Task to carry out —
Copy out every line of the data exactly.
### Data shown ###
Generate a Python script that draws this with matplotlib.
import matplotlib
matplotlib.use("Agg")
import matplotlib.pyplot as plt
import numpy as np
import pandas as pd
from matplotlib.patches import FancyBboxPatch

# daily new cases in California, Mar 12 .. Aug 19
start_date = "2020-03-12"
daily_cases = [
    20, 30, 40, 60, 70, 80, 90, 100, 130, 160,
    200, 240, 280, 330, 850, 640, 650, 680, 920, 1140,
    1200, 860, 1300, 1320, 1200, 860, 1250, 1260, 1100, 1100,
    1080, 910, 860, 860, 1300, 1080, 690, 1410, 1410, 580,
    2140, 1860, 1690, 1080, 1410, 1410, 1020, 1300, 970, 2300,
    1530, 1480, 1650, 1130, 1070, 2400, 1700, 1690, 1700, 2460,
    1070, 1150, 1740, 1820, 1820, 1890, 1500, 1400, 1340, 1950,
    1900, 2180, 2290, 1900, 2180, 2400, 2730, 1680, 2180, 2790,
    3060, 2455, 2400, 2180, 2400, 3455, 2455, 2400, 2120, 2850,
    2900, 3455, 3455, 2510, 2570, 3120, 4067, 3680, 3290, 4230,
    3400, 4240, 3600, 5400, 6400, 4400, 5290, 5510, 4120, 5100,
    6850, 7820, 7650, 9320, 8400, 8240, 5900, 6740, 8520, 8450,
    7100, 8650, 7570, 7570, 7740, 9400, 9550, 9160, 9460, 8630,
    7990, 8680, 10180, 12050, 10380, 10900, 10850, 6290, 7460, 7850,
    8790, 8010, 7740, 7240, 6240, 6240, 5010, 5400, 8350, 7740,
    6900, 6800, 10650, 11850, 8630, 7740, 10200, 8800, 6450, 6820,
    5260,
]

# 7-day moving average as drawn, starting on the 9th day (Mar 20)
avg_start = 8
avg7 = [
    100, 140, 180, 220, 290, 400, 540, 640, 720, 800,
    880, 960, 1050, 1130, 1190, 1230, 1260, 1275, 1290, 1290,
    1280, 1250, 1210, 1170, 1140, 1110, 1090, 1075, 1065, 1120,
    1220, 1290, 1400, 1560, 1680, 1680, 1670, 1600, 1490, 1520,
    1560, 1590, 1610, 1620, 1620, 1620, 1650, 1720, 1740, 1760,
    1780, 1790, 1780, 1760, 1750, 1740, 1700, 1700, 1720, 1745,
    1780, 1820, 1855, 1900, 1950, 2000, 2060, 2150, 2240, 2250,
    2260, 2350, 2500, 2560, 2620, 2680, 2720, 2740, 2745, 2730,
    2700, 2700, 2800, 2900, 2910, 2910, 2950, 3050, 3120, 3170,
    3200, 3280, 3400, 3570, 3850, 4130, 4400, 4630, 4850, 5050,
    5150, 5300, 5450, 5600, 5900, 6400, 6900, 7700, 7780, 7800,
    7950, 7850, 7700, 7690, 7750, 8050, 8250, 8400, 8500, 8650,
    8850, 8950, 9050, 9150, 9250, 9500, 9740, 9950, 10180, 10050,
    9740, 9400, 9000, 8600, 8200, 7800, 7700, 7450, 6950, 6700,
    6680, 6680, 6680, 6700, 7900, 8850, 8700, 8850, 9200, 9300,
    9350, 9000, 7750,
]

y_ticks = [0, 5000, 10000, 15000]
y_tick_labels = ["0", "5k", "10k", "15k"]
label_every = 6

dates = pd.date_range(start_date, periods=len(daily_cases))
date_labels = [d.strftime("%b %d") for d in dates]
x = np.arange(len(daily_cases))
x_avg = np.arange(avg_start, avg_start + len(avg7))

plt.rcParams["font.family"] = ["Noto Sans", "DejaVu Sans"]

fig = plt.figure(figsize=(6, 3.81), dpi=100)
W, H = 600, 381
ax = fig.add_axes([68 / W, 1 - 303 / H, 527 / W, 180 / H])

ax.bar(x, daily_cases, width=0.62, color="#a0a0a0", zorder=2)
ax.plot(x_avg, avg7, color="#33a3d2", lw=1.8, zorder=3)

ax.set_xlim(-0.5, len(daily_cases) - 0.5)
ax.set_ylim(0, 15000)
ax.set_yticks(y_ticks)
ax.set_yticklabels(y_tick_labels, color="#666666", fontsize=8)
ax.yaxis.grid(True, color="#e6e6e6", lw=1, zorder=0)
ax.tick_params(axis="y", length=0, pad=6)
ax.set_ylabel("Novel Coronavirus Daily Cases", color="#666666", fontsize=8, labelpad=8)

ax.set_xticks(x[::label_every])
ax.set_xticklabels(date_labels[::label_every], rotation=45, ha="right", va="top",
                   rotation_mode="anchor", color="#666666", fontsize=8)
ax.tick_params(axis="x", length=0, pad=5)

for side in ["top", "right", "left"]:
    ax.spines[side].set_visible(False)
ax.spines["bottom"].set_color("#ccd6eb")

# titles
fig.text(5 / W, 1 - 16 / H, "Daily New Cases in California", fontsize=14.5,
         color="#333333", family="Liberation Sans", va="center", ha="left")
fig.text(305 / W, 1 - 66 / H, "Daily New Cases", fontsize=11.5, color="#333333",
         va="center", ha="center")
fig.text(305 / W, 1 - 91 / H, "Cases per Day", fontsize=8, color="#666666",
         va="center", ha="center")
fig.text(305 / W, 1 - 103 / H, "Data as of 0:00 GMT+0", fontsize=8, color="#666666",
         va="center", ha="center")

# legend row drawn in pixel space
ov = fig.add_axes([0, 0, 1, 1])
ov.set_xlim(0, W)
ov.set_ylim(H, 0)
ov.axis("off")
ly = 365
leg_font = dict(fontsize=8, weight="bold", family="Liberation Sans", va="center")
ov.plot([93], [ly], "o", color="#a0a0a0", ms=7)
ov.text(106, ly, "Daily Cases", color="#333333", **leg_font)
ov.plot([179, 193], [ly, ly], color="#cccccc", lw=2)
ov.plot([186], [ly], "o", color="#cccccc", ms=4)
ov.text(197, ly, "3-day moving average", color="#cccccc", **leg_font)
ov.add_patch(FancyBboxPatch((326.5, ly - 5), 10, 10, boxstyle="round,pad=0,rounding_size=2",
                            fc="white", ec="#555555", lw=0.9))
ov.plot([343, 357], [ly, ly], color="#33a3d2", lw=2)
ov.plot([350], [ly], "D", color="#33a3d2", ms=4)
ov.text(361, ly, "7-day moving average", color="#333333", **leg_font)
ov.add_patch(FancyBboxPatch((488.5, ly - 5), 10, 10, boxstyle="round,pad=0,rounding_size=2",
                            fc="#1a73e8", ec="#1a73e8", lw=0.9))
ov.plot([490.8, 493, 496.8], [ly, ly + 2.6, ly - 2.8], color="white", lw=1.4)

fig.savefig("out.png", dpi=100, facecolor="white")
###
Result of the exercise —
Generate a Python script that draws this with matplotlib.
import matplotlib
matplotlib.use("Agg")
import matplotlib.pyplot as plt
import numpy as np
import pandas as pd
from matplotlib.patches import FancyBboxPatch

# daily new cases in California, Mar 12 .. Aug 19
start_date = "2020-03-12"
daily_cases = [
    20, 30, 40, 60, 70, 80, 90, 100, 130, 160,
    200, 240, 280, 330, 850, 640, 650, 680, 920, 1140,
    1200, 860, 1300, 1320, 1200, 860, 1250, 1260, 1100, 1100,
    1080, 910, 860, 860, 1300, 1080, 690, 1410, 1410, 580,
    2140, 1860, 1690, 1080, 1410, 1410, 1020, 1300, 970, 2300,
    1530, 1480, 1650, 1130, 1070, 2400, 1700, 1690, 1700, 2460,
    1070, 1150, 1740, 1820, 1820, 1890, 1500, 1400, 1340, 1950,
    1900, 2180, 2290, 1900, 2180, 2400, 2730, 1680, 2180, 2790,
    3060, 2455, 2400, 2180, 2400, 3455, 2455, 2400, 2120, 2850,
    2900, 3455, 3455, 2510, 2570, 3120, 4067, 3680, 3290, 4230,
    3400, 4240, 3600, 5400, 6400, 4400, 5290, 5510, 4120, 5100,
    6850, 7820, 7650, 9320, 8400, 8240, 5900, 6740, 8520, 8450,
    7100, 8650, 7570, 7570, 7740, 9400, 9550, 9160, 9460, 8630,
    7990, 8680, 10180, 12050, 10380, 10900, 10850, 6290, 7460, 7850,
    8790, 8010, 7740, 7240, 6240, 6240, 5010, 5400, 8350, 7740,
    6900, 6800, 10650, 11850, 8630, 7740, 10200, 8800, 6450, 6820,
    5260,
]

# 7-day moving average as drawn, starting on the 9th day (Mar 20)
avg_start = 8
avg7 = [
    100, 140, 180, 220, 290, 400, 540, 640, 720, 800,
    880, 960, 1050, 1130, 1190, 1230, 1260, 1275, 1290, 1290,
    1280, 1250, 1210, 1170, 1140, 1110, 1090, 1075, 1065, 1120,
    1220, 1290, 1400, 1560, 1680, 1680, 1670, 1600, 1490, 1520,
    1560, 1590, 1610, 1620, 1620, 1620, 1650, 1720, 1740, 1760,
    1780, 1790, 1780, 1760, 1750, 1740, 1700, 1700, 1720, 1745,
    1780, 1820, 1855, 1900, 1950, 2000, 2060, 2150, 2240, 2250,
    2260, 2350, 2500, 2560, 2620, 2680, 2720, 2740, 2745, 2730,
    2700, 2700, 2800, 2900, 2910, 2910, 2950, 3050, 3120, 3170,
    3200, 3280, 3400, 3570, 3850, 4130, 4400, 4630, 4850, 5050,
    5150, 5300, 5450, 5600, 5900, 6400, 6900, 7700, 7780, 7800,
    7950, 7850, 7700, 7690, 7750, 8050, 8250, 8400, 8500, 8650,
    8850, 8950, 9050, 9150, 9250, 9500, 9740, 9950, 10180, 10050,
    9740, 9400, 9000, 8600, 8200, 7800, 7700, 7450, 6950, 6700,
    6680, 6680, 6680, 6700, 7900, 8850, 8700, 8850, 9200, 9300,
    9350, 9000, 7750,
]

y_ticks = [0, 5000, 10000, 15000]
y_tick_labels = ["0", "5k", "10k", "15k"]
label_every = 6

dates = pd.date_range(start_date, periods=len(daily_cases))
date_labels = [d.strftime("%b %d") for d in dates]
x = np.arange(len(daily_cases))
x_avg = np.arange(avg_start, avg_start + len(avg7))

plt.rcParams["font.family"] = ["Noto Sans", "DejaVu Sans"]

fig = plt.figure(figsize=(6, 3.81), dpi=100)
W, H = 600, 381
ax = fig.add_axes([68 / W, 1 - 303 / H, 527 / W, 180 / H])

ax.bar(x, daily_cases, width=0.62, color="#a0a0a0", zorder=2)
ax.plot(x_avg, avg7, color="#33a3d2", lw=1.8, zorder=3)

ax.set_xlim(-0.5, len(daily_cases) - 0.5)
ax.set_ylim(0, 15000)
ax.set_yticks(y_ticks)
ax.set_yticklabels(y_tick_labels, color="#666666", fontsize=8)
ax.yaxis.grid(True, color="#e6e6e6", lw=1, zorder=0)
ax.tick_params(axis="y", length=0, pad=6)
ax.set_ylabel("Novel Coronavirus Daily Cases", color="#666666", fontsize=8, labelpad=8)

ax.set_xticks(x[::label_every])
ax.set_xticklabels(date_labels[::label_every], rotation=45, ha="right", va="top",
                   rotation_mode="anchor", color="#666666", fontsize=8)
ax.tick_params(axis="x", length=0, pad=5)

for side in ["top", "right", "left"]:
    ax.spines[side].set_visible(False)
ax.spines["bottom"].set_color("#ccd6eb")

# titles
fig.text(5 / W, 1 - 16 / H, "Daily New Cases in California", fontsize=14.5,
         color="#333333", family="Liberation Sans", va="center", ha="left")
fig.text(305 / W, 1 - 66 / H, "Daily New Cases", fontsize=11.5, color="#333333",
         va="center", ha="center")
fig.text(305 / W, 1 - 91 / H, "Cases per Day", fontsize=8, color="#666666",
         va="center", ha="center")
fig.text(305 / W, 1 - 103 / H, "Data as of 0:00 GMT+0", fontsize=8, color="#666666",
         va="center", ha="center")

# legend row drawn in pixel space
ov = fig.add_axes([0, 0, 1, 1])
ov.set_xlim(0, W)
ov.set_ylim(H, 0)
ov.axis("off")
ly = 365
leg_font = dict(fontsize=8, weight="bold", family="Liberation Sans", va="center")
ov.plot([93], [ly], "o", color="#a0a0a0", ms=7)
ov.text(106, ly, "Daily Cases", color="#333333", **leg_font)
ov.plot([179, 193], [ly, ly], color="#cccccc", lw=2)
ov.plot([186], [ly], "o", color="#cccccc", ms=4)
ov.text(197, ly, "3-day moving average", color="#cccccc", **leg_font)
ov.add_patch(FancyBboxPatch((326.5, ly - 5), 10, 10, boxstyle="round,pad=0,rounding_size=2",
                            fc="white", ec="#555555", lw=0.9))
ov.plot([343, 357], [ly, ly], color="#33a3d2", lw=2)
ov.plot([350], [ly], "D", color="#33a3d2", ms=4)
ov.text(361, ly, "7-day moving average", color="#333333", **leg_font)
ov.add_patch(FancyBboxPatch((488.5, ly - 5), 10, 10, boxstyle="round,pad=0,rounding_size=2",
                            fc="#1a73e8", ec="#1a73e8", lw=0.9))
ov.plot([490.8, 493, 496.8], [ly, ly + 2.6, ly - 2.8], color="white", lw=1.4)

fig.savefig("out.png", dpi=100, facecolor="white")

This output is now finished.